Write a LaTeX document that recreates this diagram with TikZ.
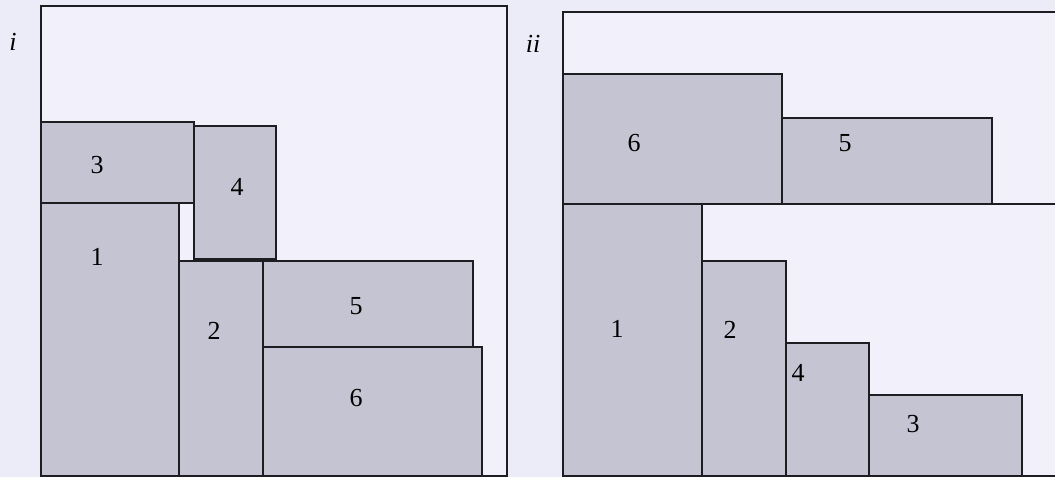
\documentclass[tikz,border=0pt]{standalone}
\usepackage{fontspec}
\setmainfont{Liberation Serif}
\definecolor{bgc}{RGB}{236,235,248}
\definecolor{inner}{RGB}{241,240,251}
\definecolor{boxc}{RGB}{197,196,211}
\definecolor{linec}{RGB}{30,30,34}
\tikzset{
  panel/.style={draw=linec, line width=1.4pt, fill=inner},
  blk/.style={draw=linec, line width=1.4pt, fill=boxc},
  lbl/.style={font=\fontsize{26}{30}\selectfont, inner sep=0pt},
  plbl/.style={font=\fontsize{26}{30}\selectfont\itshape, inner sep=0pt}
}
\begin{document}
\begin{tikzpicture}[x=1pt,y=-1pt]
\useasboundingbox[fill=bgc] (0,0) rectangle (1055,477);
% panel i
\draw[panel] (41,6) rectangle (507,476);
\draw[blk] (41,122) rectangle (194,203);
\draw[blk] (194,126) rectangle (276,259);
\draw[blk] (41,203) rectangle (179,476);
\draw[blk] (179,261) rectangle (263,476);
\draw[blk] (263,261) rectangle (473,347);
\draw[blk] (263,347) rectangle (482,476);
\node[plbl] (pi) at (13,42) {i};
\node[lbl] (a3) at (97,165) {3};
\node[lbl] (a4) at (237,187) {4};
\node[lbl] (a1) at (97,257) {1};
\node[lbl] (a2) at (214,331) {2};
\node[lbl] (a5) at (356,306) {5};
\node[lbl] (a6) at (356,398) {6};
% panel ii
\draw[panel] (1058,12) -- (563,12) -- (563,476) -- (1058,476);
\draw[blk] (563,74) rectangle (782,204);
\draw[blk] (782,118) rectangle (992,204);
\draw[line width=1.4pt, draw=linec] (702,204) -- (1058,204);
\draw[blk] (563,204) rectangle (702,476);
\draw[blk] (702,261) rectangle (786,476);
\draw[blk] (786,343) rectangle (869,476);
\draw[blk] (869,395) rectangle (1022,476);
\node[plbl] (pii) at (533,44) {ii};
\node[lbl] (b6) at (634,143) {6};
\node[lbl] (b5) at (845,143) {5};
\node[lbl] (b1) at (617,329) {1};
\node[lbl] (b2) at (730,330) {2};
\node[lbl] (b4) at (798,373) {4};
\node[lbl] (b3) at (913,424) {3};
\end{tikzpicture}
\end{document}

■ Exercise objective ■
Extract every line of the data exactly; pictures stay out.

■ Result ■
Write a LaTeX document that recreates this diagram with TikZ.
\documentclass[tikz,border=0pt]{standalone}
\usepackage{fontspec}
\setmainfont{Liberation Serif}
\definecolor{bgc}{RGB}{236,235,248}
\definecolor{inner}{RGB}{241,240,251}
\definecolor{boxc}{RGB}{197,196,211}
\definecolor{linec}{RGB}{30,30,34}
\tikzset{
  panel/.style={draw=linec, line width=1.4pt, fill=inner},
  blk/.style={draw=linec, line width=1.4pt, fill=boxc},
  lbl/.style={font=\fontsize{26}{30}\selectfont, inner sep=0pt},
  plbl/.style={font=\fontsize{26}{30}\selectfont\itshape, inner sep=0pt}
}
\begin{document}
\begin{tikzpicture}[x=1pt,y=-1pt]
\useasboundingbox[fill=bgc] (0,0) rectangle (1055,477);
% panel i
\draw[panel] (41,6) rectangle (507,476);
\draw[blk] (41,122) rectangle (194,203);
\draw[blk] (194,126) rectangle (276,259);
\draw[blk] (41,203) rectangle (179,476);
\draw[blk] (179,261) rectangle (263,476);
\draw[blk] (263,261) rectangle (473,347);
\draw[blk] (263,347) rectangle (482,476);
\node[plbl] (pi) at (13,42) {i};
\node[lbl] (a3) at (97,165) {3};
\node[lbl] (a4) at (237,187) {4};
\node[lbl] (a1) at (97,257) {1};
\node[lbl] (a2) at (214,331) {2};
\node[lbl] (a5) at (356,306) {5};
\node[lbl] (a6) at (356,398) {6};
% panel ii
\draw[panel] (1058,12) -- (563,12) -- (563,476) -- (1058,476);
\draw[blk] (563,74) rectangle (782,204);
\draw[blk] (782,118) rectangle (992,204);
\draw[line width=1.4pt, draw=linec] (702,204) -- (1058,204);
\draw[blk] (563,204) rectangle (702,476);
\draw[blk] (702,261) rectangle (786,476);
\draw[blk] (786,343) rectangle (869,476);
\draw[blk] (869,395) rectangle (1022,476);
\node[plbl] (pii) at (533,44) {ii};
\node[lbl] (b6) at (634,143) {6};
\node[lbl] (b5) at (845,143) {5};
\node[lbl] (b1) at (617,329) {1};
\node[lbl] (b2) at (730,330) {2};
\node[lbl] (b4) at (798,373) {4};
\node[lbl] (b3) at (913,424) {3};
\end{tikzpicture}
\end{document}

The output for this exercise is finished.